The LambdaFabric provides scalability while keeping latency very low. (Source: KnuEdge)

What is KNUPATH good for?

Since each node has a small amount of (shared) memory between the DSPs, and a low latency fabric to pass the resulting computation to the next node, this looks like a so-called data-flow architecture. Set up the initial state, and then follow the bouncing ball as far and deep as you’d like. The company believes this architecture will fit well with IoT data processing, signal processing (telco, aerospace and satellites) and Machine Learning applications. The dataflow architectural concept has adherents in the Deep Learning academic community as well as forming the basis for the highly anticipated products from startup Wave Computing.
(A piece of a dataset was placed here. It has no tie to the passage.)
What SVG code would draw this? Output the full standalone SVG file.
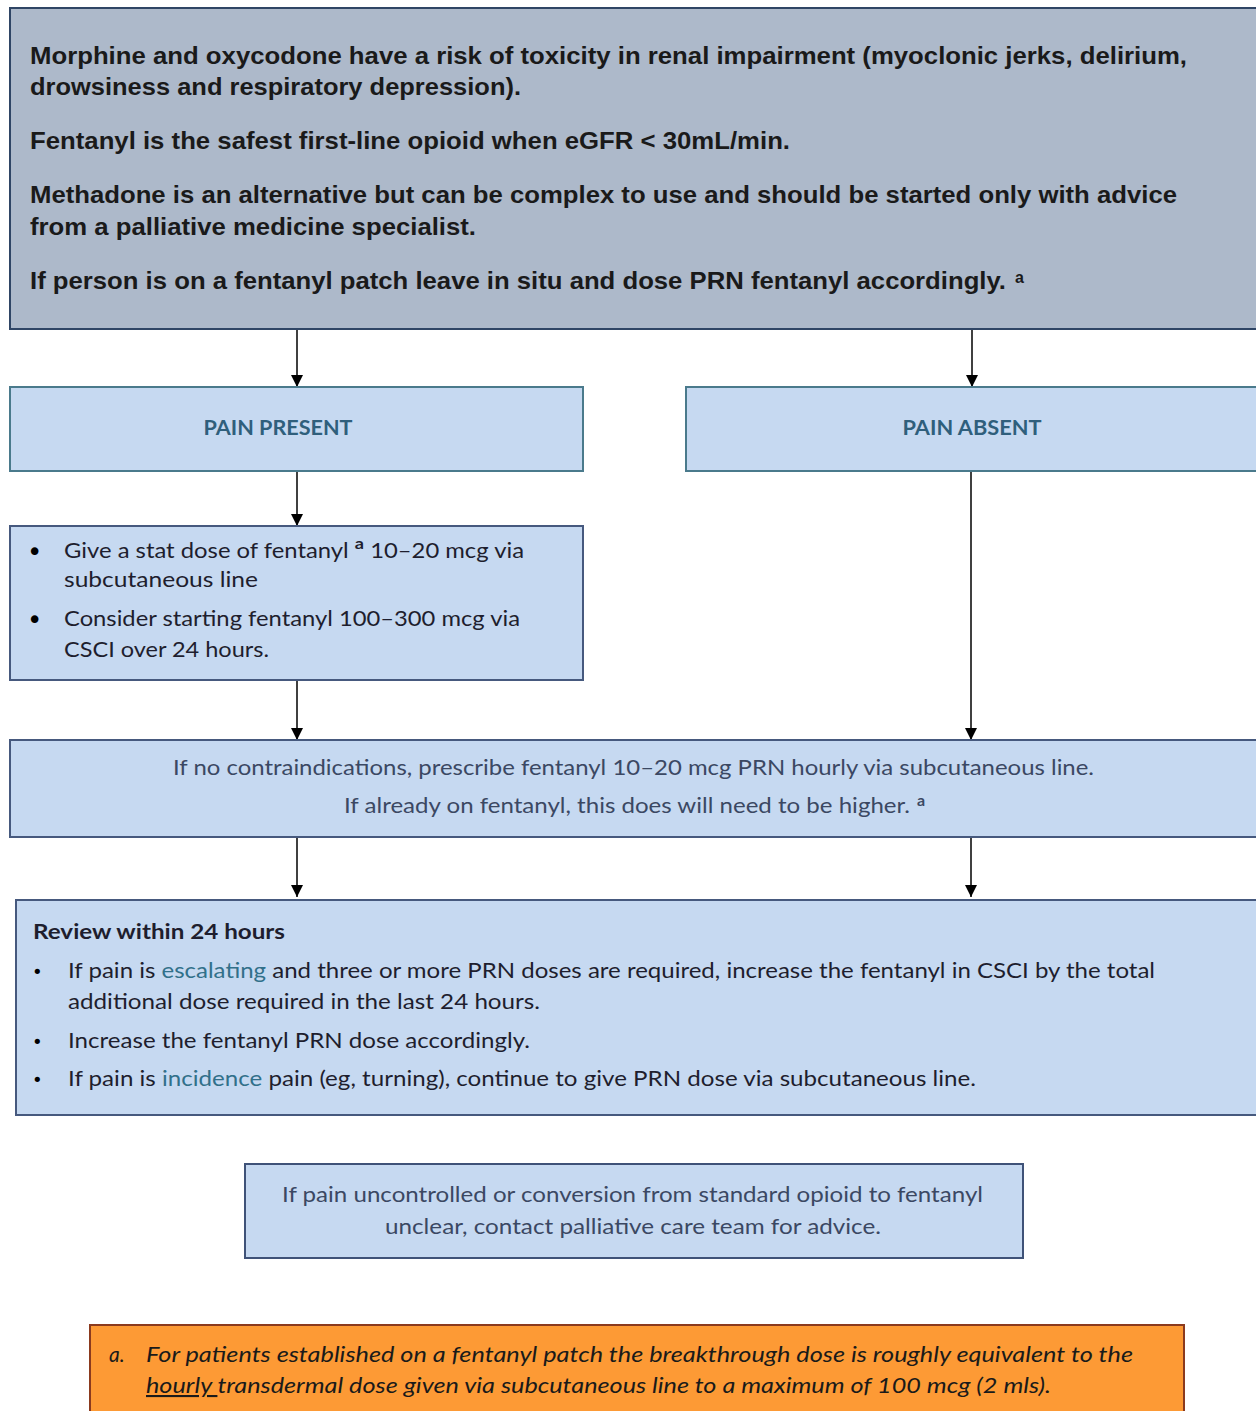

Certainly this approach could provide a massively parallel architecture for people able to exploit its scalability. However, when asked about how one would actually program one of these things, the company referenced their own implementation of MPI (Message Passing Interface), which they of course call KPI. This implies that the programming and distribution of a problem across the massively parallel array of nodes will be left as an exercise for the C++ programmer, instead of supporting the popular Deep Learning (DNN) frameworks and optimized libraries such as NVIDIA’s CuDNN, Torch, Theano, Café and Google’s TensorFlow, which the search giant uses for the Tensor Processing Unit, or TPU. This could limit early adoption to those companies or institutions within the HPC community who are accustomed to such heavy lifting, such as supercomputing centers, at least until KnuEdge develops the needed libraries to improve ease of use and adoption.

Where do we go from here?

The real challenge for this and other attempts to model computing architectures on neural systems is to be able to compute more efficiently and produce more accurate results than can be achieved today with GPUs and well-understood algorithms like convolution and recurrent deep neural networks. It will take time for early adopters to figure out how to use this hardware to mimic the neural learning behavior of a brain. In fact, some question whether it is too early to mimic the brain’s function in silicon when it is still not well understood by neural scientists.

Fortunately, the company says they have “patient” investors who are willing to give the KnuEdge team time to experiment and “swing for the fences”. They certainly have a lot on their plates for a small company, but their innovative architecture shows that Machine Learning researchers will be able to explore many alternatives in the coming years in their quest to build learning machines that may one day approach intelligence.